• Do this
Repeat exactly the lines from the line with "Reproduce this chart with React, TypeScript" to the line with "const series1Colors = categories.map((_, i)", including both, and leave out any pictures.

• Dataset entries
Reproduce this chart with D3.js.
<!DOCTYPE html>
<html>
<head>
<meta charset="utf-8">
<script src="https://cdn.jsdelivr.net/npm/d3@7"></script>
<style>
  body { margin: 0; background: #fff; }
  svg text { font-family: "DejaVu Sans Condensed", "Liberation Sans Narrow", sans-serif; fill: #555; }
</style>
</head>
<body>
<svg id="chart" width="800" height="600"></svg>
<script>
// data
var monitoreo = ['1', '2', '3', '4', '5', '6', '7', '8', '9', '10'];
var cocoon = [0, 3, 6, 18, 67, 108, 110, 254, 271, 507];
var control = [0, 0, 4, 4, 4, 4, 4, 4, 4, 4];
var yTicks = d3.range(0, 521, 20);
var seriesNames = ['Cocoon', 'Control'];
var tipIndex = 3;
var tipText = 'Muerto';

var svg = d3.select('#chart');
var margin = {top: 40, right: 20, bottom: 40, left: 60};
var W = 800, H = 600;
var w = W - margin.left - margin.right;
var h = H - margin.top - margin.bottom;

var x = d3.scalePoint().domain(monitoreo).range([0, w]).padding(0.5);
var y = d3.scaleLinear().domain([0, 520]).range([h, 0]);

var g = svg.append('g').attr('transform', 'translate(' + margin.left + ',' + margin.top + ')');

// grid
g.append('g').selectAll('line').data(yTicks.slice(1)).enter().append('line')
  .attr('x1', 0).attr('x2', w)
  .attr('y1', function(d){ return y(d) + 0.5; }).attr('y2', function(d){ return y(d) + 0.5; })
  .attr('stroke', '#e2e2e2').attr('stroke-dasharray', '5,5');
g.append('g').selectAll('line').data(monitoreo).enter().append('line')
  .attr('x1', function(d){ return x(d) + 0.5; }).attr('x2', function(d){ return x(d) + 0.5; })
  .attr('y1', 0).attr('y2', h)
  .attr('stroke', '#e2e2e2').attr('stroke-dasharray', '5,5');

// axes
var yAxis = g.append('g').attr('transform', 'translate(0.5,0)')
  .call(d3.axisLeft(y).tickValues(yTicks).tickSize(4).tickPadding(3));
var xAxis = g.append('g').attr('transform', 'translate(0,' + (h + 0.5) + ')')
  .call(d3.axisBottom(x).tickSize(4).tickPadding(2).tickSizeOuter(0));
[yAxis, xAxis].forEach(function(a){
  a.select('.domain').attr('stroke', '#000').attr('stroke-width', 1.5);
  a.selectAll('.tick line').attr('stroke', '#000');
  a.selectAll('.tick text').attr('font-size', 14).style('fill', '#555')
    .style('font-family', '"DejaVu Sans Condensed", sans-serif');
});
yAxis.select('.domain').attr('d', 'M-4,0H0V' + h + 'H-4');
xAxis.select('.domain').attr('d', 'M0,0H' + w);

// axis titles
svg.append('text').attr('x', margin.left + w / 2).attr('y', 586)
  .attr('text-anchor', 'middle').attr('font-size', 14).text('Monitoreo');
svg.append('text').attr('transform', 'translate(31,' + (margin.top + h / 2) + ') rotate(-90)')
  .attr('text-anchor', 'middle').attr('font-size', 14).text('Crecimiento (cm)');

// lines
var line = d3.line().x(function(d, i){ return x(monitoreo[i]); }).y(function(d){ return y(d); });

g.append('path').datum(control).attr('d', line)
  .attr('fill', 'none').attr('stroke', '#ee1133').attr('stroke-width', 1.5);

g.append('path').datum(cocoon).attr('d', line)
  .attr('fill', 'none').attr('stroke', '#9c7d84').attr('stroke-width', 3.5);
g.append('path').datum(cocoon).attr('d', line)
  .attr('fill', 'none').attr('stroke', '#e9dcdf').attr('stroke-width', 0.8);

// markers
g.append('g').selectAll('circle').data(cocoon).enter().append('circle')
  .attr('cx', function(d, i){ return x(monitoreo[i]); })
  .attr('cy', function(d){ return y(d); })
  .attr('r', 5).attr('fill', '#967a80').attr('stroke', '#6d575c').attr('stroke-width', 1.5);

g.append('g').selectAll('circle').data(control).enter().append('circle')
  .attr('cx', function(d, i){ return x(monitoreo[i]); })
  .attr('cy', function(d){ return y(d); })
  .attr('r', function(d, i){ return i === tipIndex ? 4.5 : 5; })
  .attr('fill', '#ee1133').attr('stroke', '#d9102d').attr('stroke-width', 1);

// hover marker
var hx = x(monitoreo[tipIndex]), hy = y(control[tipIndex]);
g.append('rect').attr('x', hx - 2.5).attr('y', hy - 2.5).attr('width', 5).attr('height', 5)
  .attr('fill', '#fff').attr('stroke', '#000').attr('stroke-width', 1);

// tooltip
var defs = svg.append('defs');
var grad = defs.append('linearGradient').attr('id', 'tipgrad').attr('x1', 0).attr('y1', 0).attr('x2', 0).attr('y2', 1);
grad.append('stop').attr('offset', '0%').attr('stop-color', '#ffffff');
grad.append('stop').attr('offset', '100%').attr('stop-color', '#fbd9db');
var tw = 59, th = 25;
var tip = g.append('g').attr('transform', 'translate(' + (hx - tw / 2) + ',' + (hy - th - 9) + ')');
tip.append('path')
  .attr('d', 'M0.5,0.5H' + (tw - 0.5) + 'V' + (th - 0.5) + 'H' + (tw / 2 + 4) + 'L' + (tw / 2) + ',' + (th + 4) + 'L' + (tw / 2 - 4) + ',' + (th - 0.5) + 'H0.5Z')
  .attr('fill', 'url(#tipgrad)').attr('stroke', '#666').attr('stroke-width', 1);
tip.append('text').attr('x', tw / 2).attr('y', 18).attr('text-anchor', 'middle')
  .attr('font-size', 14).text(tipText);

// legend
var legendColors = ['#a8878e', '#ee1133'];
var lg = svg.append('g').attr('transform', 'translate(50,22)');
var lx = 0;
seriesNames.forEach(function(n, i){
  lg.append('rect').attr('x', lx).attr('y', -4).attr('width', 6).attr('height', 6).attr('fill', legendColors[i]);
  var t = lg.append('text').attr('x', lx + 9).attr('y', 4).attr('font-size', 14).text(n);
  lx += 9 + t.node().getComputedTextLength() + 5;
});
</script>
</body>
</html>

...

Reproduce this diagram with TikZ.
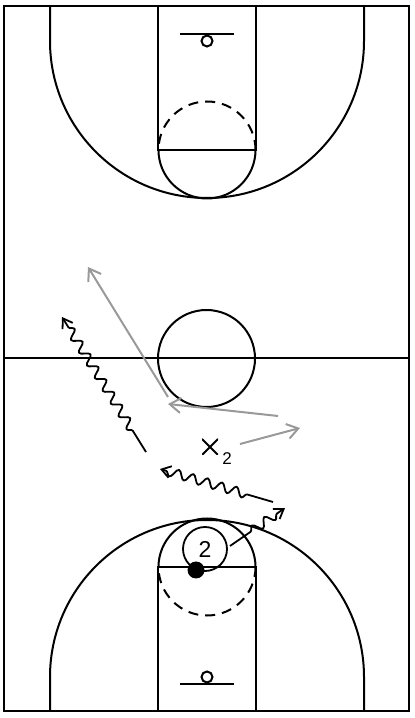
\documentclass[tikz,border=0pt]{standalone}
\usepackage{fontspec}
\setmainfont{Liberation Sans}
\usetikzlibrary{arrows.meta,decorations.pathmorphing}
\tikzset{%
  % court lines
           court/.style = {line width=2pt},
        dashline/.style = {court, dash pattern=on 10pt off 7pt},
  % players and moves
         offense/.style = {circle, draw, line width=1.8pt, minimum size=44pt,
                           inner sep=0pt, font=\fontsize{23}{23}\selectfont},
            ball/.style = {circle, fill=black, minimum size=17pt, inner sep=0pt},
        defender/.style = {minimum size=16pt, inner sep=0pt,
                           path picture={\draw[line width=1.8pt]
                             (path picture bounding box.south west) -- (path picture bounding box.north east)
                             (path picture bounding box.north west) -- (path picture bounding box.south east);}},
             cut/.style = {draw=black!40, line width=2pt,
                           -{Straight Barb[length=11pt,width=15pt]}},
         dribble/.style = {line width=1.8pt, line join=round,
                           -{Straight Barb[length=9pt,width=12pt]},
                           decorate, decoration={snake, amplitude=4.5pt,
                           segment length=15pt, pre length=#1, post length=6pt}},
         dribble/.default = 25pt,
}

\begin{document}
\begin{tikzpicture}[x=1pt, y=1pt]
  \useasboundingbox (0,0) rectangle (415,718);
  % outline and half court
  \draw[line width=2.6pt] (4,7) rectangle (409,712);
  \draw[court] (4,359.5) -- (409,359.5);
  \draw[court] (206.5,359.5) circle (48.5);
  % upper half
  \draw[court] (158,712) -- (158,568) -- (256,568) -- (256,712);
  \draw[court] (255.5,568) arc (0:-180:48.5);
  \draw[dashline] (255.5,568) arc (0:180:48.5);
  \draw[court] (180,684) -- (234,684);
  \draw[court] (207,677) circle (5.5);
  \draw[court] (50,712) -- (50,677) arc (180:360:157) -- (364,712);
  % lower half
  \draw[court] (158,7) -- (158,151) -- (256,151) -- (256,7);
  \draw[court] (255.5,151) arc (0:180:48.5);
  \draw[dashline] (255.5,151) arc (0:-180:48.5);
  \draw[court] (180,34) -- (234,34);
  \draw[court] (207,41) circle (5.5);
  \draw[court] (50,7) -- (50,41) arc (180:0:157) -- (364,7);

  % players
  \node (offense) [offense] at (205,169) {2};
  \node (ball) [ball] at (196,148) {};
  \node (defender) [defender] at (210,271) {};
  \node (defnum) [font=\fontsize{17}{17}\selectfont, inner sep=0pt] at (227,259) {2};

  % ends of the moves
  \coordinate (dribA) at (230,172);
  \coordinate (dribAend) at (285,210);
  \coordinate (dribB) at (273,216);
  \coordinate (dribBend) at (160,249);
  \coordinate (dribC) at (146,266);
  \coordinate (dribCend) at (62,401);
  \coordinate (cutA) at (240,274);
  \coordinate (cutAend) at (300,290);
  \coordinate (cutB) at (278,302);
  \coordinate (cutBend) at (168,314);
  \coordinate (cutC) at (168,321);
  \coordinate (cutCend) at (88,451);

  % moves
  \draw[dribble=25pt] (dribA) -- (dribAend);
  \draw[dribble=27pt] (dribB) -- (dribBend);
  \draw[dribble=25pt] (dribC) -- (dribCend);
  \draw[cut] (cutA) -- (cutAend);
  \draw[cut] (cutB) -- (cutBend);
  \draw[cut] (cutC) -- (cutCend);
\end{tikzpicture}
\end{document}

---

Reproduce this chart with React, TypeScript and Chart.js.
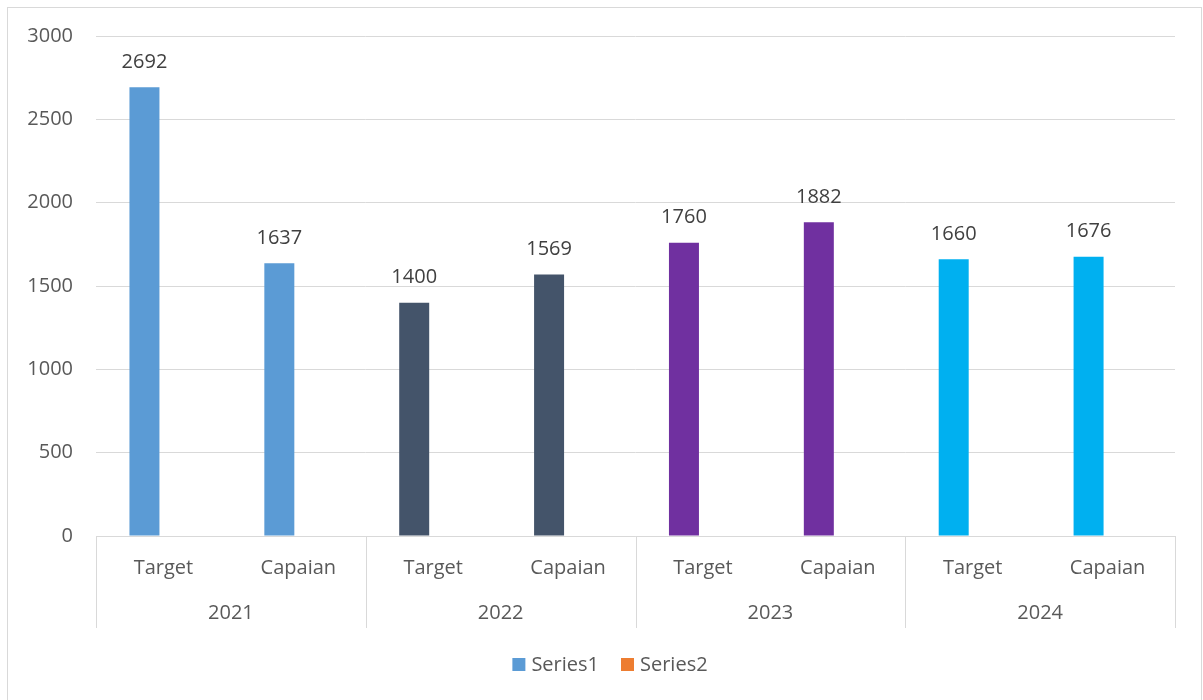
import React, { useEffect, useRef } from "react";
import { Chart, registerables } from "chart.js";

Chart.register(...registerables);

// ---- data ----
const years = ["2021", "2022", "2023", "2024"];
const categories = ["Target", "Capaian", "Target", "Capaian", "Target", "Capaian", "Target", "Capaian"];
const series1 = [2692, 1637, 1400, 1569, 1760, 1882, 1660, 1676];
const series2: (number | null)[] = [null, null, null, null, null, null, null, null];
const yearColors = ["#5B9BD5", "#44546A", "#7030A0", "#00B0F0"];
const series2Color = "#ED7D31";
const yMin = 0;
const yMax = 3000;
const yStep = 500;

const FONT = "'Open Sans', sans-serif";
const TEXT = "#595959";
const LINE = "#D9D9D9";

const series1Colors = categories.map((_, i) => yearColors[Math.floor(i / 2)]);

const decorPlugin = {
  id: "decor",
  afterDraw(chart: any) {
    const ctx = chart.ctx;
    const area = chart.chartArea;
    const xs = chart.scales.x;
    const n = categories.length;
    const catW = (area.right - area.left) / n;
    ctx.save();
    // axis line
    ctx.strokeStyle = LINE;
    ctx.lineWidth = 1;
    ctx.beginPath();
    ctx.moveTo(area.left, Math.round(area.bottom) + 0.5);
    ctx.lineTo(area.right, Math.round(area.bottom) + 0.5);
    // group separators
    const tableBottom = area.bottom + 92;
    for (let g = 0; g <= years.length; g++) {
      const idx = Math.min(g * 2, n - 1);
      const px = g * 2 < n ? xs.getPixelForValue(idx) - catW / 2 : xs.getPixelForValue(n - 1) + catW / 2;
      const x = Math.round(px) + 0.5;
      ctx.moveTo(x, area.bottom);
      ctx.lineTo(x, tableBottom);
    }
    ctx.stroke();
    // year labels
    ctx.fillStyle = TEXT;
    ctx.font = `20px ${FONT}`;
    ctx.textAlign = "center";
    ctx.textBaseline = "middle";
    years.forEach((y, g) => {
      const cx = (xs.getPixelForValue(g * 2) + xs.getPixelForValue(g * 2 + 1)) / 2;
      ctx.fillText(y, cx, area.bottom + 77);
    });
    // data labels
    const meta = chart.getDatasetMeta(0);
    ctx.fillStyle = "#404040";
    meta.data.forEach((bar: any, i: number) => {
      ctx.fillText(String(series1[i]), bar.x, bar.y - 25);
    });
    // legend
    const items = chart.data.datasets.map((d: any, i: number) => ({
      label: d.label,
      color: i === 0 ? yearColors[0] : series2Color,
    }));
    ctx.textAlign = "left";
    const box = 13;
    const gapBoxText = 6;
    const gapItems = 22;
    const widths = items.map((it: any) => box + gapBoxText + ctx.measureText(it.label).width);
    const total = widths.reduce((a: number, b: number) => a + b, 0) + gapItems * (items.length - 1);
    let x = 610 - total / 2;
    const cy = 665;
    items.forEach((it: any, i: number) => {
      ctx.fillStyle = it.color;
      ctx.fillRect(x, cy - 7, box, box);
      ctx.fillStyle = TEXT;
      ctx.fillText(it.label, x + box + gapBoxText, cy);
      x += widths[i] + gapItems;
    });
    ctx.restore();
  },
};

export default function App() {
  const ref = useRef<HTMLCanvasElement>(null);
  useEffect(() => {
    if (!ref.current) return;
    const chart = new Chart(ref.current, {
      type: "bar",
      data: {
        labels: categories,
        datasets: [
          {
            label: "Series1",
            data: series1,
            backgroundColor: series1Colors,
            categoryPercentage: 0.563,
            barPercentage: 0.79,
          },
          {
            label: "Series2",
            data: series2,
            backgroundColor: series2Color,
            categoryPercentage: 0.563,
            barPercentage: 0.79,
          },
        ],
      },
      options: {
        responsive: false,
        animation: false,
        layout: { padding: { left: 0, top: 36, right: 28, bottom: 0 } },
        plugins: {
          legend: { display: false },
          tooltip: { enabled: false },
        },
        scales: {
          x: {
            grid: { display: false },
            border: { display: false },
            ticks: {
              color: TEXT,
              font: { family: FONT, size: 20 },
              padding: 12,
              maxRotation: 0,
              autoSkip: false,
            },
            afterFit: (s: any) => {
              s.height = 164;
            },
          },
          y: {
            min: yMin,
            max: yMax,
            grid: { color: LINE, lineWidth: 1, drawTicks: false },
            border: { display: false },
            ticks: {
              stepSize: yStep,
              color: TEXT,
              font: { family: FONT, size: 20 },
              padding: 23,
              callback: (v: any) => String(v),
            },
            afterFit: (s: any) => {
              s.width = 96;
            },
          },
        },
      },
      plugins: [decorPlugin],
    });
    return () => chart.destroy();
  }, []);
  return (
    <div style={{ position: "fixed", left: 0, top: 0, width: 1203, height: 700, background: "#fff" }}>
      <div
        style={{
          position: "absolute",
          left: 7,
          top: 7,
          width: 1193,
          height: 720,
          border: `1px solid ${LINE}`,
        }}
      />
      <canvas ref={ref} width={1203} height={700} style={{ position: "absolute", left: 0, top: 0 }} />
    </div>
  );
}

• Solution
Reproduce this chart with React, TypeScript and Chart.js.
import React, { useEffect, useRef } from "react";
import { Chart, registerables } from "chart.js";

Chart.register(...registerables);

// ---- data ----
const years = ["2021", "2022", "2023", "2024"];
const categories = ["Target", "Capaian", "Target", "Capaian", "Target", "Capaian", "Target", "Capaian"];
const series1 = [2692, 1637, 1400, 1569, 1760, 1882, 1660, 1676];
const series2: (number | null)[] = [null, null, null, null, null, null, null, null];
const yearColors = ["#5B9BD5", "#44546A", "#7030A0", "#00B0F0"];
const series2Color = "#ED7D31";
const yMin = 0;
const yMax = 3000;
const yStep = 500;

const FONT = "'Open Sans', sans-serif";
const TEXT = "#595959";
const LINE = "#D9D9D9";

const series1Colors = categories.map((_, i) => yearColors[Math.floor(i / 2)]);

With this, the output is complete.